> **What the exercise asks**
Give the data again exactly as written, skipping any pictures.

==*==

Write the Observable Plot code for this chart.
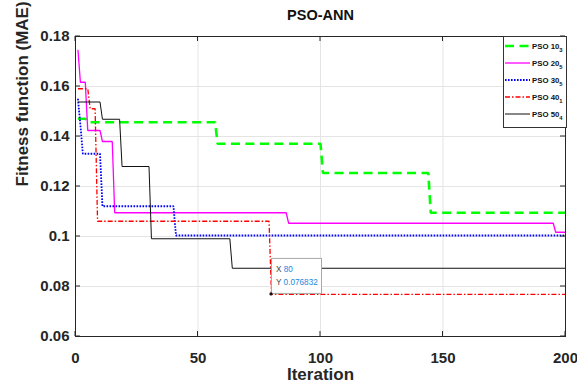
<!DOCTYPE html>
<html><head><meta charset="utf-8">
<script src="https://cdn.jsdelivr.net/npm/d3@7"></script>
<script src="https://cdn.jsdelivr.net/npm/@observablehq/plot@0.6"></script>
<style>body{margin:0;background:#fff} svg{display:block}</style>
</head><body><div id="chart"></div>
<script>
// ---- data ----
const title = "PSO-ANN";
const xLabel = "Iteration";
const yLabel = "Fitness function (MAE)";
const seriesNames = ["PSO 10", "PSO 20", "PSO 30", "PSO 40", "PSO 50"];
const seriesSubs = ["3", "5", "5", "1", "4"];
const lastIter = 200;
// iteration at which each new best value is reached, and that value
const iter10 = [1, 5, 58, 101, 145];
const val10  = [0.1471, 0.1457, 0.1371, 0.1254, 0.1095];
const iter20 = [1, 2, 5, 11, 16, 87, 196];
const val20  = [0.1747, 0.1617, 0.1424, 0.1380, 0.1095, 0.1053, 0.1017];
const iter30 = [1, 2, 3, 11, 41];
const val30  = [0.1551, 0.1445, 0.1331, 0.1121, 0.1004];
const iter40 = [1, 6, 9, 80];
const val40  = [0.1591, 0.1511, 0.1061, 0.076832];
const iter50 = [1, 11, 19, 31, 64];
const val50  = [0.1538, 0.1469, 0.1280, 0.0991, 0.0873];
const xTicks = [0, 50, 100, 150, 200];
const xTickLabels = ["0", "50", "100", "150", "200"];
const yTicks = [0.06, 0.08, 0.1, 0.12, 0.14, 0.16, 0.18];
const yTickLabels = ["0.06", "0.08", "0.1", "0.12", "0.14", "0.16", "0.18"];
const tipIter = 80;
const tipValue = 0.076832;

// ---- styles ----
const styles = [
  {stroke: "#00ff00", strokeWidth: 2.6, dash: "9,5.5"},
  {stroke: "#ff00ff", strokeWidth: 1.3, dash: null},
  {stroke: "#0000ff", strokeWidth: 1.8, dash: "1.6,1.4"},
  {stroke: "#ff0000", strokeWidth: 1.3, dash: "5,2,1.5,2"},
  {stroke: "#111111", strokeWidth: 1.0, dash: null}
];

// expand "best so far" records into the per-iteration polyline
function expand(iters, vals) {
  const pts = [{x: iters[0], y: vals[0]}];
  for (let i = 1; i < iters.length; i++) {
    pts.push({x: iters[i] - 1, y: vals[i - 1]});
    pts.push({x: iters[i], y: vals[i]});
  }
  pts.push({x: lastIter, y: vals[vals.length - 1]});
  return pts;
}
const seriesData = [
  expand(iter10, val10), expand(iter20, val20), expand(iter30, val30),
  expand(iter40, val40), expand(iter50, val50)
];

const font = "'Liberation Sans', Arial, Helvetica, sans-serif";
const ink = "#262626";

// inward ticks on all four sides
function inwardTicks(index, scales, values, dims) {
  const g = d3.create("svg:g").attr("stroke", ink).attr("stroke-width", 1);
  const L = 5;
  const left = dims.marginLeft, right = dims.width - dims.marginRight;
  const top = dims.marginTop, bottom = dims.height - dims.marginBottom;
  for (const t of xTicks) {
    const px = scales.x(t);
    g.append("line").attr("x1", px).attr("x2", px).attr("y1", bottom).attr("y2", bottom - L);
    g.append("line").attr("x1", px).attr("x2", px).attr("y1", top).attr("y2", top + L);
  }
  for (const t of yTicks) {
    const py = scales.y(t);
    g.append("line").attr("x1", left).attr("x2", left + L).attr("y1", py).attr("y2", py);
    g.append("line").attr("x1", right).attr("x2", right - L).attr("y1", py).attr("y2", py);
  }
  return g.node();
}

// data tip box
function dataTip(index, scales, values, dims) {
  const px = scales.x(tipIter), py = scales.y(tipValue);
  const g = d3.create("svg:g").attr("font-family", font).attr("text-anchor", "start");
  g.append("rect").attr("x", px + 0.5).attr("y", py - 35.5).attr("width", 50).attr("height", 35)
    .attr("fill", "#ffffff").attr("fill-opacity", 1).attr("stroke", "#a8a8a8").attr("stroke-width", 1);
  const t1 = g.append("text").attr("x", px + 5).attr("y", py - 22).attr("font-size", 8.2);
  t1.append("tspan").attr("fill", "#444").text("X ");
  t1.append("tspan").attr("fill", "#2088e0").text(String(tipIter));
  const t2 = g.append("text").attr("x", px + 5).attr("y", py - 8.8).attr("font-size", 8.2);
  t2.append("tspan").attr("fill", "#444").text("Y ");
  t2.append("tspan").attr("fill", "#2088e0").text(String(tipValue));
  g.append("circle").attr("cx", px).attr("cy", py).attr("r", 1.6).attr("fill", "#111");
  return g.node();
}

// legend box
function legend(index, scales, values, dims) {
  const right = dims.width - dims.marginRight;
  const x0 = right - 62, y0 = dims.marginTop;
  const g = d3.create("svg:g").attr("font-family", font).attr("text-anchor", "start");
  g.append("rect").attr("x", x0 + 0.5).attr("y", y0 + 0.5).attr("width", 63).attr("height", 91)
    .attr("fill", "#ffffff").attr("stroke", "#333").attr("stroke-width", 1);
  seriesNames.forEach((name, i) => {
    const s = styles[i];
    const ly = y0 + 10 + 17 * i;
    g.append("line").attr("x1", x0 + 2).attr("x2", x0 + 27).attr("y1", ly).attr("y2", ly)
      .attr("stroke", s.stroke).attr("stroke-width", s.strokeWidth)
      .attr("stroke-dasharray", s.dash);
    const t = g.append("text").attr("x", x0 + 29).attr("y", ly + 2.7)
      .attr("font-size", 7.8).attr("font-weight", "bold").attr("fill", "#111");
    t.append("tspan").text(name);
    t.append("tspan").attr("font-size", 5.8).attr("dy", 3.5).text(seriesSubs[i]);
  });
  return g.node();
}

const lineMarks = seriesData.map((d, i) => Plot.line(d, {
  x: "x", y: "y", stroke: styles[i].stroke, strokeWidth: styles[i].strokeWidth,
  strokeDasharray: styles[i].dash, strokeLinejoin: "miter", strokeLinecap: "butt"
}));

const chart = Plot.plot({
  width: 577,
  height: 383,
  marginLeft: 75,
  marginRight: 12,
  marginTop: 36,
  marginBottom: 47,
  style: {fontFamily: font, background: "#fff", color: ink, overflow: "visible"},
  x: {domain: [0, 200]},
  y: {domain: [0.06, 0.18]},
  marks: [
    Plot.gridX(xTicks, {stroke: "#e4e4e4", strokeOpacity: 1}),
    Plot.gridY(yTicks, {stroke: "#e4e4e4", strokeOpacity: 1}),
    ...lineMarks,
    Plot.frame({stroke: ink, strokeWidth: 1}),
    inwardTicks,
    Plot.axisX(xTicks, {tickSize: 0, tickPadding: 16, fontSize: 15, fontWeight: "bold",
      tickFormat: d => xTickLabels[xTicks.indexOf(d)], label: null}),
    Plot.axisY(yTicks, {tickSize: 0, tickPadding: 6, fontSize: 15, fontWeight: "bold",
      tickFormat: d => yTickLabels[yTicks.indexOf(d)], label: null}),
    Plot.text([title], {text: d => d, frameAnchor: "top", lineAnchor: "bottom", dy: -17,
      fontSize: 14.5, fontWeight: "bold", fill: "#111"}),
    Plot.text([xLabel], {text: d => d, frameAnchor: "bottom", lineAnchor: "bottom", dy: 43,
      fontSize: 17, fontWeight: "bold", fill: ink}),
    Plot.text([yLabel], {text: d => d, frameAnchor: "left", lineAnchor: "bottom", rotate: -90, dx: -48,
      fontSize: 17, fontWeight: "bold", fill: ink}),
    dataTip,
    legend
  ]
});
document.getElementById("chart").appendChild(chart);
</script>
</body></html>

==*==

> **Response to the exercise**
Write the Observable Plot code for this chart.
<!DOCTYPE html>
<html><head><meta charset="utf-8">
<script src="https://cdn.jsdelivr.net/npm/d3@7"></script>
<script src="https://cdn.jsdelivr.net/npm/@observablehq/plot@0.6"></script>
<style>body{margin:0;background:#fff} svg{display:block}</style>
</head><body><div id="chart"></div>
<script>
// ---- data ----
const title = "PSO-ANN";
const xLabel = "Iteration";
const yLabel = "Fitness function (MAE)";
const seriesNames = ["PSO 10", "PSO 20", "PSO 30", "PSO 40", "PSO 50"];
const seriesSubs = ["3", "5", "5", "1", "4"];
const lastIter = 200;
// iteration at which each new best value is reached, and that value
const iter10 = [1, 5, 58, 101, 145];
const val10  = [0.1471, 0.1457, 0.1371, 0.1254, 0.1095];
const iter20 = [1, 2, 5, 11, 16, 87, 196];
const val20  = [0.1747, 0.1617, 0.1424, 0.1380, 0.1095, 0.1053, 0.1017];
const iter30 = [1, 2, 3, 11, 41];
const val30  = [0.1551, 0.1445, 0.1331, 0.1121, 0.1004];
const iter40 = [1, 6, 9, 80];
const val40  = [0.1591, 0.1511, 0.1061, 0.076832];
const iter50 = [1, 11, 19, 31, 64];
const val50  = [0.1538, 0.1469, 0.1280, 0.0991, 0.0873];
const xTicks = [0, 50, 100, 150, 200];
const xTickLabels = ["0", "50", "100", "150", "200"];
const yTicks = [0.06, 0.08, 0.1, 0.12, 0.14, 0.16, 0.18];
const yTickLabels = ["0.06", "0.08", "0.1", "0.12", "0.14", "0.16", "0.18"];
const tipIter = 80;
const tipValue = 0.076832;

// ---- styles ----
const styles = [
  {stroke: "#00ff00", strokeWidth: 2.6, dash: "9,5.5"},
  {stroke: "#ff00ff", strokeWidth: 1.3, dash: null},
  {stroke: "#0000ff", strokeWidth: 1.8, dash: "1.6,1.4"},
  {stroke: "#ff0000", strokeWidth: 1.3, dash: "5,2,1.5,2"},
  {stroke: "#111111", strokeWidth: 1.0, dash: null}
];

// expand "best so far" records into the per-iteration polyline
function expand(iters, vals) {
  const pts = [{x: iters[0], y: vals[0]}];
  for (let i = 1; i < iters.length; i++) {
    pts.push({x: iters[i] - 1, y: vals[i - 1]});
    pts.push({x: iters[i], y: vals[i]});
  }
  pts.push({x: lastIter, y: vals[vals.length - 1]});
  return pts;
}
const seriesData = [
  expand(iter10, val10), expand(iter20, val20), expand(iter30, val30),
  expand(iter40, val40), expand(iter50, val50)
];

const font = "'Liberation Sans', Arial, Helvetica, sans-serif";
const ink = "#262626";

// inward ticks on all four sides
function inwardTicks(index, scales, values, dims) {
  const g = d3.create("svg:g").attr("stroke", ink).attr("stroke-width", 1);
  const L = 5;
  const left = dims.marginLeft, right = dims.width - dims.marginRight;
  const top = dims.marginTop, bottom = dims.height - dims.marginBottom;
  for (const t of xTicks) {
    const px = scales.x(t);
    g.append("line").attr("x1", px).attr("x2", px).attr("y1", bottom).attr("y2", bottom - L);
    g.append("line").attr("x1", px).attr("x2", px).attr("y1", top).attr("y2", top + L);
  }
  for (const t of yTicks) {
    const py = scales.y(t);
    g.append("line").attr("x1", left).attr("x2", left + L).attr("y1", py).attr("y2", py);
    g.append("line").attr("x1", right).attr("x2", right - L).attr("y1", py).attr("y2", py);
  }
  return g.node();
}

// data tip box
function dataTip(index, scales, values, dims) {
  const px = scales.x(tipIter), py = scales.y(tipValue);
  const g = d3.create("svg:g").attr("font-family", font).attr("text-anchor", "start");
  g.append("rect").attr("x", px + 0.5).attr("y", py - 35.5).attr("width", 50).attr("height", 35)
    .attr("fill", "#ffffff").attr("fill-opacity", 1).attr("stroke", "#a8a8a8").attr("stroke-width", 1);
  const t1 = g.append("text").attr("x", px + 5).attr("y", py - 22).attr("font-size", 8.2);
  t1.append("tspan").attr("fill", "#444").text("X ");
  t1.append("tspan").attr("fill", "#2088e0").text(String(tipIter));
  const t2 = g.append("text").attr("x", px + 5).attr("y", py - 8.8).attr("font-size", 8.2);
  t2.append("tspan").attr("fill", "#444").text("Y ");
  t2.append("tspan").attr("fill", "#2088e0").text(String(tipValue));
  g.append("circle").attr("cx", px).attr("cy", py).attr("r", 1.6).attr("fill", "#111");
  return g.node();
}

// legend box
function legend(index, scales, values, dims) {
  const right = dims.width - dims.marginRight;
  const x0 = right - 62, y0 = dims.marginTop;
  const g = d3.create("svg:g").attr("font-family", font).attr("text-anchor", "start");
  g.append("rect").attr("x", x0 + 0.5).attr("y", y0 + 0.5).attr("width", 63).attr("height", 91)
    .attr("fill", "#ffffff").attr("stroke", "#333").attr("stroke-width", 1);
  seriesNames.forEach((name, i) => {
    const s = styles[i];
    const ly = y0 + 10 + 17 * i;
    g.append("line").attr("x1", x0 + 2).attr("x2", x0 + 27).attr("y1", ly).attr("y2", ly)
      .attr("stroke", s.stroke).attr("stroke-width", s.strokeWidth)
      .attr("stroke-dasharray", s.dash);
    const t = g.append("text").attr("x", x0 + 29).attr("y", ly + 2.7)
      .attr("font-size", 7.8).attr("font-weight", "bold").attr("fill", "#111");
    t.append("tspan").text(name);
    t.append("tspan").attr("font-size", 5.8).attr("dy", 3.5).text(seriesSubs[i]);
  });
  return g.node();
}

const lineMarks = seriesData.map((d, i) => Plot.line(d, {
  x: "x", y: "y", stroke: styles[i].stroke, strokeWidth: styles[i].strokeWidth,
  strokeDasharray: styles[i].dash, strokeLinejoin: "miter", strokeLinecap: "butt"
}));

const chart = Plot.plot({
  width: 577,
  height: 383,
  marginLeft: 75,
  marginRight: 12,
  marginTop: 36,
  marginBottom: 47,
  style: {fontFamily: font, background: "#fff", color: ink, overflow: "visible"},
  x: {domain: [0, 200]},
  y: {domain: [0.06, 0.18]},
  marks: [
    Plot.gridX(xTicks, {stroke: "#e4e4e4", strokeOpacity: 1}),
    Plot.gridY(yTicks, {stroke: "#e4e4e4", strokeOpacity: 1}),
    ...lineMarks,
    Plot.frame({stroke: ink, strokeWidth: 1}),
    inwardTicks,
    Plot.axisX(xTicks, {tickSize: 0, tickPadding: 16, fontSize: 15, fontWeight: "bold",
      tickFormat: d => xTickLabels[xTicks.indexOf(d)], label: null}),
    Plot.axisY(yTicks, {tickSize: 0, tickPadding: 6, fontSize: 15, fontWeight: "bold",
      tickFormat: d => yTickLabels[yTicks.indexOf(d)], label: null}),
    Plot.text([title], {text: d => d, frameAnchor: "top", lineAnchor: "bottom", dy: -17,
      fontSize: 14.5, fontWeight: "bold", fill: "#111"}),
    Plot.text([xLabel], {text: d => d, frameAnchor: "bottom", lineAnchor: "bottom", dy: 43,
      fontSize: 17, fontWeight: "bold", fill: ink}),
    Plot.text([yLabel], {text: d => d, frameAnchor: "left", lineAnchor: "bottom", rotate: -90, dx: -48,
      fontSize: 17, fontWeight: "bold", fill: ink}),
    dataTip,
    legend
  ]
});
document.getElementById("chart").appendChild(chart);
</script>
</body></html>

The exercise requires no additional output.